I do know that I’ll be sharing interviews of other moms who are getting their own brand of “it all” and how they’re doing it and what their challenges are. I’ll be telling my own stories and sharing in yours as well. We’ll figure out the rest together.

So here goes.  I quit my day job.  My last day will be May 28th.  I’m building my own web design business and transitioning to a work from home mom and the president of the PTSA next year and I’m baking the damned cookies.  It’s not going to be easy, but I bet that it’ll be educational… for all of us.

I hope you’ll join me and keep me company and share your stories too.

LOVE!

*Edited and added a teeny bit on 5/20

10 Comments

  • Brooke Etier says:

    Sounds amazing! I am so happy for you. We still need to get together as soon as I can stay out of the dentist’s chair long enough to make it somewhere else.

    Here’s some food for thought or discussion as the case may be…
    Quote:
    _____
    She said “The best thing I ever did was stop asking people what they thought I should do.” I DO that. I have amazing fabulous ideas… and I never trust myself enough to just run with it. I always ask. I always second guess. And I always stop JUST short of following through.
    ______

    I have problems with follow-through. I don’t know that it is because I doubt myself or don’t trust myself or more that I feed off the energy and ideas of others. I work well within a team in most cases because I need someone to help me stay focused. I have lots of great ideas but one of my biggest challenges is that I need to follow-through with one idea before starting on the next. So now that I’ve realized, admitted, etc – this about myself, how do I find that person or group of people that will create something amazing as a team. OR – am I using this as an excuse and I really need to work on my ability to focus and stay on track on a personal level?

    Not sure if this kind of discussion is what you wanted or not but from the friends of yours that I have met it would be interesting to hear thoughts and ideas from others.

    • Ida says:

      Hi Brooke!
      This is EXACTLY the kind of discussion I was hoping for when I hit send on this post. I think that most of us have the follow-through problem. For whatever reason.

      As for following through with one idea at a time, I hear ya! I talk a lot about feeling like a dog in the park. Someone throws a frisbee and I’m all “OOOH Frisbee”… and run after it, then skid to a halt because there’s something shiny out of the corner of my eye, so I go chase that… then some kid calls my name from the other side… so I skid to a halt and go chase that. So here I am, no frisbee, no shiny thing, no kid to play with. Just a lot of things that are started and never finished.
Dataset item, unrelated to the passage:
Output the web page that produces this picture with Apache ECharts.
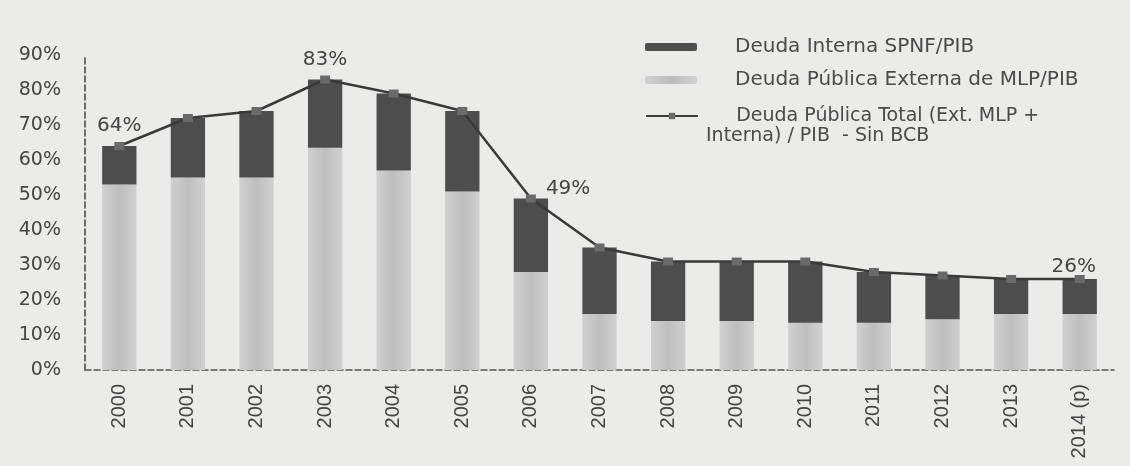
<!DOCTYPE html>
<html>
<head>
<meta charset="utf-8">
<script src="https://cdn.jsdelivr.net/npm/echarts@6/dist/echarts.min.js"></script>
<style>
  html, body { margin: 0; padding: 0; background: #ebebea; }
  #chart { width: 1130px; height: 466px; }
</style>
</head>
<body>
<div id="chart"></div>
<script>
// datos (% del PIB)
var years = ["2000", "2001", "2002", "2003", "2004", "2005", "2006", "2007",
  "2008", "2009", "2010", "2011", "2012", "2013", "2014 (p)"];
var deudaExterna = [53, 55, 55, 63.5, 57, 51, 28, 16, 14, 14, 13.5, 13.5, 14.5, 16, 16];
var deudaInterna = [11, 17, 19, 19.5, 22, 23, 21, 19, 17, 17, 17.5, 14.5, 12.5, 10, 10];
var deudaTotal = [64, 72, 74, 83, 79, 74, 49, 35, 31, 31, 31, 28, 27, 26, 26];
// años con etiqueta sobre la línea
var labelled = [0, 3, 6, 14];
var yTicks = [0, 10, 20, 30, 40, 50, 60, 70, 80, 90];

var nameInt = "Deuda Interna SPNF/PIB";
var nameExt = "Deuda Pública Externa de MLP/PIB";
var nameTot = "Deuda Pública Total (Ext. MLP + Interna) / PIB  - Sin BCB";

var wide = "DejaVu Sans, Verdana, sans-serif";

var chart = echarts.init(document.getElementById("chart"));

var totalData = deudaTotal.map(function (v, i) {
  var item = { value: v };
  if (labelled.indexOf(i) >= 0) {
    item.label = {
      show: true,
      position: i === 6 ? "right" : "top",
      distance: i === 6 ? 10 : 6,
      offset: i === 6 ? [0, -10] : (i === 14 ? [-6, 8] : [0, 0])
    };
  }
  return item;
});

// una leyenda por serie para poder colocar cada una
function legendFor(name, top, extra) {
  var l = {
    orient: "vertical",
    left: 640,
    top: top,
    itemWidth: 52,
    itemHeight: 8,
    textStyle: { fontFamily: wide, fontSize: 20, color: "#4a4a4a", padding: [0, 0, 0, 33] },
    data: [name]
  };
  if (extra) {
    for (var k in extra) l[k] = extra[k];
  }
  return l;
}

var option = {
  backgroundColor: "#ebebea",
  textStyle: { fontFamily: wide },
  grid: { left: 85, right: 16, top: 55, bottom: 96 },
  legend: [
    legendFor(nameInt, 32),
    legendFor(nameExt, 65),
    legendFor(nameTot, 81, {
      formatter: function () {
        return "\n     Deuda Pública Total (Ext. MLP +\nInterna) / PIB  - Sin BCB";
      },
      textStyle: { fontFamily: wide, fontSize: 19, lineHeight: 20, color: "#4a4a4a", padding: [0, 0, 0, 3] }
    })
  ],
  xAxis: {
    type: "category",
    data: years,
    axisLine: { lineStyle: { color: "#555", type: "dashed", width: 1.5 } },
    axisTick: { show: false },
    axisLabel: {
      rotate: 90,
      fontFamily: "Liberation Sans, Arial, sans-serif",
      fontSize: 20,
      color: "#444",
      margin: 14
    }
  },
  yAxis: {
    type: "value",
    min: 0,
    max: 90,
    interval: 10,
    splitLine: { show: false },
    axisTick: { show: false },
    axisLine: { show: true, lineStyle: { color: "#444", type: "dashed", width: 1.5 } },
    axisLabel: {
      fontSize: 19,
      color: "#444",
      margin: 24,
      formatter: function (v) { return yTicks.indexOf(v) >= 0 ? v + "%" : ""; }
    }
  },
  series: [
    {
      name: nameExt,
      type: "bar",
      stack: "deuda",
      barWidth: "50%",
      itemStyle: {
        color: new echarts.graphic.LinearGradient(0, 0, 1, 0, [
          { offset: 0, color: "#d0d0d0" },
          { offset: 0.5, color: "#bebebe" },
          { offset: 1, color: "#d0d0d0" }
        ])
      },
      data: deudaExterna
    },
    {
      name: nameInt,
      type: "bar",
      stack: "deuda",
      barWidth: "50%",
      itemStyle: { color: "#4d4d4d" },
      data: deudaInterna
    },
    {
      name: nameTot,
      type: "line",
      symbol: "rect",
      symbolSize: [10, 8],
      lineStyle: { color: "#3a3a3a", width: 2.5 },
      itemStyle: { color: "#6a6a6a" },
      label: {
        show: false,
        fontSize: 20,
        color: "#444",
        formatter: function (p) { return p.value + "%"; }
      },
      z: 5,
      data: totalData
    }
  ]
};

chart.setOption(option);
window.addEventListener("resize", function () {
  chart.resize();
});
</script>
</body>
</html>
      Most of my barriers are self imposed, and I’m sure yours are too. We can come up with a million things that keep us from moving forward. Someone I read a lot, who I won’t link to again, lest she think I’m a stalker ;), says that she’s got a policy of doing something in her life/business that makes her uncomfortable every single day. That makes so much sense to me. If I’m pushing past my comfort zone, I’m doing something I haven’t done before and getting outside my self imposed limits. We should totally try that.
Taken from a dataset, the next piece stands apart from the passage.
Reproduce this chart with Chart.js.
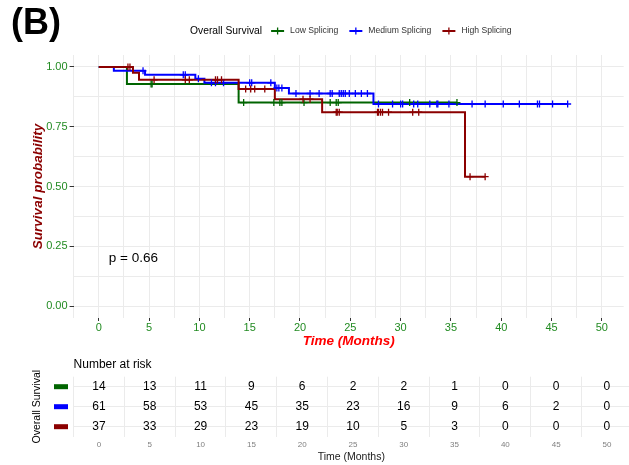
<!DOCTYPE html>
<html>
<head>
<meta charset="utf-8">
<script src="https://cdn.jsdelivr.net/npm/chart.js@4"></script>
<style>
  body { margin: 0; background: #fff; }
  #wrap { position: relative; width: 629px; height: 465px; overflow: hidden; background: #fff; }
  #km { position: absolute; left: 0; top: 0; }
  #risk { position: absolute; left: 0; top: 352px; }
  #tag { position: absolute; left: 11px; top: 4px; font: bold 36px 'Liberation Sans', Arial, sans-serif; line-height: 36px; }
</style>
</head>
<body>
<div id="wrap">
  <canvas id="km" width="629" height="352"></canvas>
  <canvas id="risk" width="629" height="113"></canvas>
  <div id="tag">(B)</div>
</div>
<script>
const FONT = "'Liberation Sans', Arial, sans-serif";
Chart.defaults.font.family = FONT;

const groups = ['Low Splicing', 'Medium Splicing', 'High Splicing'];
const groupColors = ['#006400', '#0000FF', '#8B0000'];

// KM steps (time in months, survival after the step)
const lowTimes = [0, 2.8, 13.9, 35.6];
const lowSurv = [1, 0.929, 0.851, 0.851];
const lowCensor = [5.2, 5.3, 14.4, 17.4, 18.0, 18.2, 20.4, 23.0, 23.6, 23.8, 30.9, 35.6];

const medTimes = [0, 1.5, 4.6, 9.6, 10.5, 17.5, 18.9, 27.3, 46.6];
const medSurv = [1, 0.984, 0.967, 0.951, 0.934, 0.912, 0.889, 0.845, 0.845];
const medCensor = [4.4, 8.4, 8.6, 9.9, 11.2, 11.6, 12.4, 15.0, 15.2, 17.1, 17.7, 17.9, 18.2,
  19.6, 21.0, 21.9, 23.0, 23.2, 23.9, 24.1, 24.3, 24.5, 24.9, 25.5, 26.1, 26.7,
  27.8, 29.2, 30.0, 30.2, 31.3, 31.7, 32.9, 33.6, 33.7, 34.8, 37.1, 38.4,
  40.2, 41.8, 43.6, 43.8, 45.1, 46.6];

const highTimes = [0, 3.4, 4.0, 13.9, 17.5, 22.2, 36.4, 38.4];
const highSurv = [1, 0.976, 0.946, 0.908, 0.865, 0.811, 0.541, 0.541];
const highCensor = [2.9, 3.1, 5.5, 8.6, 9.0, 11.6, 11.8, 12.2, 14.6, 15.1, 15.5, 16.5,
  20.3, 21.0, 23.6, 23.7, 23.9, 27.7, 27.8, 28.0, 28.2, 28.8, 31.2, 31.8, 36.9, 38.4];

// number at risk
const riskTimes = [0, 5, 10, 15, 20, 25, 30, 35, 40, 45, 50];
const riskLow = [14, 13, 11, 9, 6, 2, 2, 1, 0, 0, 0];
const riskMedium = [61, 58, 53, 45, 35, 23, 16, 9, 6, 2, 0];
const riskHigh = [37, 33, 29, 23, 19, 10, 5, 3, 0, 0, 0];

const xTicks = [-2.5, 0, 2.5, 5, 7.5, 10, 12.5, 15, 17.5, 20, 22.5, 25, 27.5, 30, 32.5, 35, 37.5, 40, 42.5, 45, 47.5, 50];
const yTicks = [0, 0.125, 0.25, 0.375, 0.5, 0.625, 0.75, 0.875, 1];

const pvalText = 'p = 0.66';
const pvalX = 1;
const pvalY = 0.2;

const X_MIN = -2.5, X_MAX = 52.17;
const LEFT_W = 73.6;

function survAt(times, surv, t) {
  let s = surv[0];
  for (let i = 0; i < times.length; i++) {
    if (times[i] <= t) s = surv[i];
  }
  return s;
}

function curve(times, surv, color, order) {
  return {
    data: times.map((t, i) => ({ x: t, y: surv[i] })),
    borderColor: color,
    borderWidth: 2,
    stepped: 'before',
    pointRadius: 0,
    fill: false,
    order: order
  };
}

function censors(times, surv, cens, color, order) {
  return {
    data: cens.map(t => ({ x: t, y: survAt(times, surv, t) })),
    showLine: false,
    pointStyle: 'cross',
    pointRadius: 3.5,
    pointBorderColor: color,
    borderColor: color,
    pointBorderWidth: 1.3,
    order: order
  };
}

const isMajorX = v => Math.abs(v % 5) < 1e-9;
const isMajorY = v => Math.abs(v * 4 - Math.round(v * 4)) < 1e-9;

// p-value and legend
const kmExtras = {
  id: 'kmExtras',
  afterDraw(chart) {
    const ctx = chart.ctx;
    const xs = chart.scales.x, ys = chart.scales.y;
    ctx.save();
    ctx.fillStyle = '#000';
    ctx.font = '13.5px ' + FONT;
    ctx.textAlign = 'left';
    ctx.textBaseline = 'middle';
    ctx.fillText(pvalText, xs.getPixelForValue(pvalX), ys.getPixelForValue(pvalY));

    // legend
    const y = 31;
    const titleFont = '10.3px ' + FONT, itemFont = '8.6px ' + FONT;
    ctx.font = titleFont;
    const titleW = ctx.measureText('Overall Survival').width;
    ctx.font = itemFont;
    const itemW = groups.map(g => ctx.measureText(g).width);
    let x = 190;
    ctx.font = titleFont;
    ctx.fillStyle = '#000';
    ctx.fillText('Overall Survival', x, y);
    x += titleW + 9;
    groups.forEach((g, i) => {
      ctx.strokeStyle = groupColors[i];
      ctx.lineWidth = 2;
      ctx.beginPath(); ctx.moveTo(x, y); ctx.lineTo(x + 13, y); ctx.stroke();
      ctx.lineWidth = 1.3;
      ctx.beginPath(); ctx.moveTo(x + 6.5, y - 3.5); ctx.lineTo(x + 6.5, y + 3.5); ctx.stroke();
      x += 13 + 6;
      ctx.font = itemFont;
      ctx.fillStyle = '#333';
      ctx.fillText(g, x, y);
      x += itemW[i] + 11;
    });
    ctx.restore();
  }
};

new Chart(document.getElementById('km'), {
  type: 'line',
  data: {
    datasets: [
      curve(lowTimes, lowSurv, groupColors[0], 5),
      curve(medTimes, medSurv, groupColors[1], 4),
      curve(highTimes, highSurv, groupColors[2], 3),
      censors(lowTimes, lowSurv, lowCensor, groupColors[0], 2),
      censors(medTimes, medSurv, medCensor, groupColors[1], 1),
      censors(highTimes, highSurv, highCensor, groupColors[2], 0)
    ]
  },
  options: {
    responsive: false,
    animation: false,
    layout: { padding: { top: 55, left: 0, right: 0, bottom: 0 } },
    plugins: { legend: { display: false }, tooltip: { enabled: false } },
    scales: {
      x: {
        type: 'linear',
        min: X_MIN,
        max: X_MAX,
        afterBuildTicks: ax => { ax.ticks = xTicks.map(v => ({ value: v })); },
        afterFit: ax => { ax.height = 34; },
        border: { display: false },
        grid: {
          color: '#ebebeb',
          lineWidth: 1,
          tickLength: 3,
          tickColor: c => (c.tick && isMajorX(c.tick.value)) ? '#333' : 'rgba(0,0,0,0)'
        },
        ticks: {
          autoSkip: false,
          maxRotation: 0,
          padding: 0,
          color: '#228B22',
          font: { size: 11 },
          callback: v => isMajorX(v) ? String(v) : ''
        },
        title: {
          display: true,
          text: 'Time (Months)',
          color: '#FF0000',
          font: { size: 13.5, weight: 'bold', style: 'italic' },
          padding: { top: 0, bottom: 3 }
        }
      },
      y: {
        type: 'linear',
        min: -0.05,
        max: 1.05,
        afterBuildTicks: ax => { ax.ticks = yTicks.map(v => ({ value: v })); },
        afterFit: ax => { ax.width = LEFT_W; },
        border: { display: false },
        grid: {
          color: '#ebebeb',
          lineWidth: 1,
          tickLength: 4,
          tickColor: c => (c.tick && isMajorY(c.tick.value)) ? '#333' : 'rgba(0,0,0,0)'
        },
        ticks: {
          autoSkip: false,
          padding: 2,
          color: '#228B22',
          font: { size: 11 },
          callback: v => isMajorY(v) ? v.toFixed(2) : ''
        },
        title: {
          display: true,
          text: 'Survival probability',
          color: '#8B0000',
          font: { size: 13.5, weight: 'bold', style: 'italic' },
          padding: { top: 30, bottom: 0 }
        }
      }
    }
  },
  plugins: [kmExtras]
});

// risk table
const riskCounts = [riskLow, riskMedium, riskHigh];

const riskText = {
  id: 'riskText',
  afterDraw(chart) {
    const ctx = chart.ctx;
    const ys = chart.scales.y;
    ctx.save();
    ctx.font = '12px ' + FONT;
    ctx.fillStyle = '#000';
    ctx.textAlign = 'center';
    ctx.textBaseline = 'middle';
    chart.data.datasets.forEach((ds, d) => {
      chart.getDatasetMeta(d).data.forEach((pt, i) => {
        ctx.fillText(String(riskCounts[d][i]), pt.x, pt.y);
      });
    });
    groups.forEach((g, i) => {
      ctx.fillStyle = groupColors[i];
      ctx.fillRect(54, ys.getPixelForValue(i) - 2.5, 14, 5);
    });
    ctx.fillStyle = '#000';
    ctx.textAlign = 'left';
    ctx.fillText('Number at risk', chart.chartArea.left, 12.5);
    ctx.restore();
  }
};

new Chart(document.getElementById('risk'), {
  type: 'scatter',
  data: {
    datasets: riskCounts.map((counts, d) => ({
      data: riskTimes.map(t => ({ x: t, y: groups[d] })),
      pointRadius: 0,
      showLine: false
    }))
  },
  options: {
    responsive: false,
    animation: false,
    layout: { padding: { top: 24.7, left: 0, right: 0, bottom: 0 } },
    plugins: { legend: { display: false }, tooltip: { enabled: false } },
    scales: {
      x: {
        type: 'linear',
        min: X_MIN,
        max: X_MAX,
        afterBuildTicks: ax => { ax.ticks = riskTimes.map(v => ({ value: v })); },
        afterFit: ax => { ax.height = 28.3; },
        border: { display: false },
        grid: { color: '#ebebeb', lineWidth: 1, offset: true, drawTicks: false },
        ticks: { autoSkip: false, maxRotation: 0, padding: 3.5, color: '#7f7f7f', font: { size: 8 } },
        title: {
          display: true,
          text: 'Time (Months)',
          color: '#1a1a1a',
          font: { size: 10.5 },
          padding: { top: 0, bottom: 2 }
        }
      },
      y: {
        type: 'category',
        labels: groups,
        offset: true,
        afterFit: ax => { ax.width = LEFT_W; },
        border: { display: false },
        grid: { color: '#ebebeb', lineWidth: 1, offset: false, drawTicks: false },
        ticks: { display: false },
        title: {
          display: true,
          text: 'Overall Survival',
          color: '#000',
          font: { size: 10.5 },
          padding: { top: 30.7, bottom: 0 }
        }
      }
    }
  },
  plugins: [riskText]
});
</script>
</body>
</html>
      And don’t worry… I’ll be on your team! We don’t do the same work, but that’s ok. Support systems are made of people who fill in the gaps of other people’s weaknesses with their strengths, and allow others to do the same for them.

  • The Maggie says:

    Hey, I am SO in awe of your bravery. You rock so hard goats are flying everywhere! I have another friend who blows me away with her bravery at going after what she wants. she is at http://michellepaints.wordpress.com/ and u would probably inspire each other, each being so awesome :).
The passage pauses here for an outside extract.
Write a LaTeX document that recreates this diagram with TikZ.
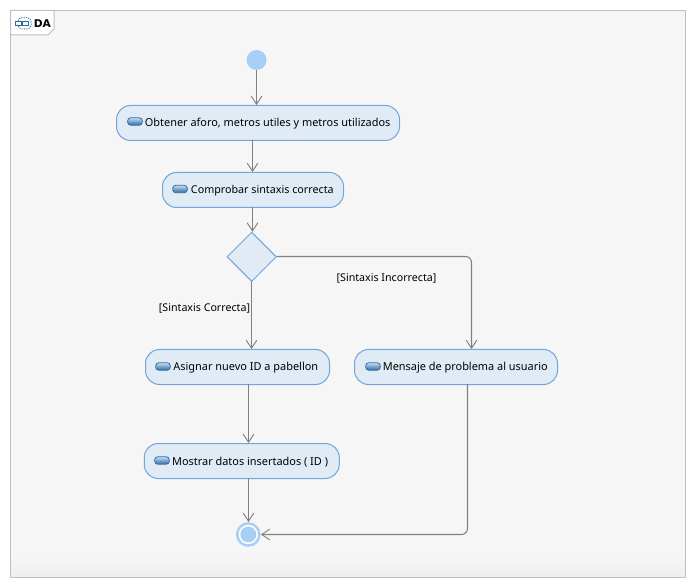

    i wish i could tell you how many ideas i have had that i then being sold/marketed by other people because i never did anything with them….and i mean YEARS before they are sold by other people…and i always think “why the heck don’t i actually DO something with these ideas?!” i say it is the aries in me but really i have no excuse. thank you for being awesome and all inspirational and stuff!

    • Ida says:

      *HUGS* sweet Maggie!

      I’m not brave, my dear. I’m petrified and uncertain! But I’m jumping off that ledge anyway. I have the only thing I truly need to make amazing things happen… a support system of friends like you and my family.

      Thank you SO much for linking Michelle in your comment. I remember when you emailed me to tell me about Rufus and Lucy going across the country a few years ago and my kids were the first ones to get them! (Then the kids’ stepmom never actually mailed Rufus and Lucy to the next destination, so they were MIA until I picked them up from summer break and sent them back to Michelle… ugh… good times). I still have a picture on my dresser of the kids and Mark and Rufus and Lucy in the Hampton Inn pool. 🙂

      The next time you have an amazing idea… do something with it. Just one. If you need help, you let me know and I’ll help. I want to see Brave Successful Maggie!

  • Kimberly says:

    I just wanted to congratulate you for following your dreams. Taking the first step always seems to be the hardest, but you’ve done it and I’m so very proud of you.

    Your article is truly inspiring. It’s a refreshing reminder that it’s okay to take a leap of faith and just go for it.

    I look forward to reading and watching your new journey as it unfolds.

  • Sally G says:

    How inspiring!! Right up to, and including, quitting your job because your belief in Self – on some level – is THAT strong. Ida — I’m in awe!

    Perhaps once you were someone who would stop just short of following through … but I don’t see that person here right now. I see a woman who is completely open to the opportunities the Universe will present to her – because she’s found the Courage, Hope and Faith to clear the space for their arrival.

    I couldn’t be more impressed …

  • Amanda T. says:

    “You rock so hard goats are flying everywhere!”
    I…I……………I think I snorted a chex out my nose laughing when I read that.

    That is all. Or rather, here, at this moment? Laughter IS having it all.